Cairo: The City Victorious
Max Rodenbeck
“An affectionate description, historical and contemporary, of the huge city,” is how the New York Times Book Review describes journalist Max Rodenbeck’s first-person travelogue that examines the imprint ancient civilizations and 20th-century rulers have left on Cairo, as well as its current identity crisis and flirtation with Islamic fundamentalism.
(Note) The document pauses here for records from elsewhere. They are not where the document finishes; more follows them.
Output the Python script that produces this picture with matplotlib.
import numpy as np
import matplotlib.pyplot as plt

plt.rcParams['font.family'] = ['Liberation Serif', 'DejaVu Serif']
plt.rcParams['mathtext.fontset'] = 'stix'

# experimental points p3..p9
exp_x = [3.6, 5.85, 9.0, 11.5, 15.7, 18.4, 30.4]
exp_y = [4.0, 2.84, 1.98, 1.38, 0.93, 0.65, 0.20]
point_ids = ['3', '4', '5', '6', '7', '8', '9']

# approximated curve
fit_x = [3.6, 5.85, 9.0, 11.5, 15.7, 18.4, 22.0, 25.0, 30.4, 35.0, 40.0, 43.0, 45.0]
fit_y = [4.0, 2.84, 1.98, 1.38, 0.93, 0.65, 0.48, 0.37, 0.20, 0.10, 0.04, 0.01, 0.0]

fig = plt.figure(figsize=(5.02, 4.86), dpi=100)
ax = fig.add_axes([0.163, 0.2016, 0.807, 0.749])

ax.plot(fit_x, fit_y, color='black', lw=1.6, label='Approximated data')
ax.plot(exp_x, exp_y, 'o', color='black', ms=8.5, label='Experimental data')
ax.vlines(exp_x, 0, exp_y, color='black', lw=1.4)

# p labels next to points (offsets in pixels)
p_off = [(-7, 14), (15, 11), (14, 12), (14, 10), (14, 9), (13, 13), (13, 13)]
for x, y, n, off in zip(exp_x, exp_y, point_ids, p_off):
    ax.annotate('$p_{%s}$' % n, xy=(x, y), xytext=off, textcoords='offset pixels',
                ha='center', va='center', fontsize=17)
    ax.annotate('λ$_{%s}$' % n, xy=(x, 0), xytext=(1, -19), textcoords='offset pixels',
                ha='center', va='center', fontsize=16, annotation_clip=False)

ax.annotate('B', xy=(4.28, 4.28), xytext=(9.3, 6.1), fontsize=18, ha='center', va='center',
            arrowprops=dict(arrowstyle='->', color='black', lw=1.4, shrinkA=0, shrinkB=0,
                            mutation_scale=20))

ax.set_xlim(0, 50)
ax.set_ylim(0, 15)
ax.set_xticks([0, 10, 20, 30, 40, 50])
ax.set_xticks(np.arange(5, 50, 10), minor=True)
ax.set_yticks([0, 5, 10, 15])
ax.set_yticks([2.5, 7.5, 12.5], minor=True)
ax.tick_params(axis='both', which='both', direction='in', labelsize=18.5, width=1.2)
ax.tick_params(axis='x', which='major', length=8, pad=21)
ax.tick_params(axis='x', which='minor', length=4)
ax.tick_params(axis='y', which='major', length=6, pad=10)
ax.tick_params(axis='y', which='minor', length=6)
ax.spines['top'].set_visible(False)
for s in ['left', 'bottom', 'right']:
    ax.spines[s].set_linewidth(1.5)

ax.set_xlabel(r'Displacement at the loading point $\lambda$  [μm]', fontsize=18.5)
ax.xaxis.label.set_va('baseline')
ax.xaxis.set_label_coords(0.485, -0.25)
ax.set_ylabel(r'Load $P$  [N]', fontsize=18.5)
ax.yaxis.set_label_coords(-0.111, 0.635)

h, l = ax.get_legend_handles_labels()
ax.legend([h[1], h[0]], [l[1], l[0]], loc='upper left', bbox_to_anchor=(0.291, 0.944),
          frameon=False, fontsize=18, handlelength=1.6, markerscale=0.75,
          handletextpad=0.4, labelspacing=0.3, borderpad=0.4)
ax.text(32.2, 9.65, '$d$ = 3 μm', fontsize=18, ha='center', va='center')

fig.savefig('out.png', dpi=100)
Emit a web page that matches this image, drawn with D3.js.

Whether describing King Farouk’s corrupt reign, Anwar Sadat’s nationalistic vision, or Cairo’s crowded slums and belly-dance theatres, the author’s wry approach and skill for anecdote has earned his book a word-of-mouth reputation as the definitive “insider’s look” into a complicated and multi-faceted metropolis.
The Yacoubian Building
Alaa Al Aswany
Touted as the most important Egyptian novel of recent times, this controversial bestseller, and now adapted into a film starring Egypt’s acting elite, The Yacoubian Building exposes the seedy underbelly of modern Egypt. It sheds rare light on homosexuality, political corruption, and religious extremism. The lives of a fading aristocrat, a newspaper editor helplessly in love, a devout young student pulled inexorably toward fundamentalism, and a corrupt and avaricious politician intersect seamlessly in what the UK’s Daily Telegraph described as an “intriguing and highly charged novel”. At once blunt and compassionate, Alaa Al Aswany drives his disparate characters towards a gripping conclusion.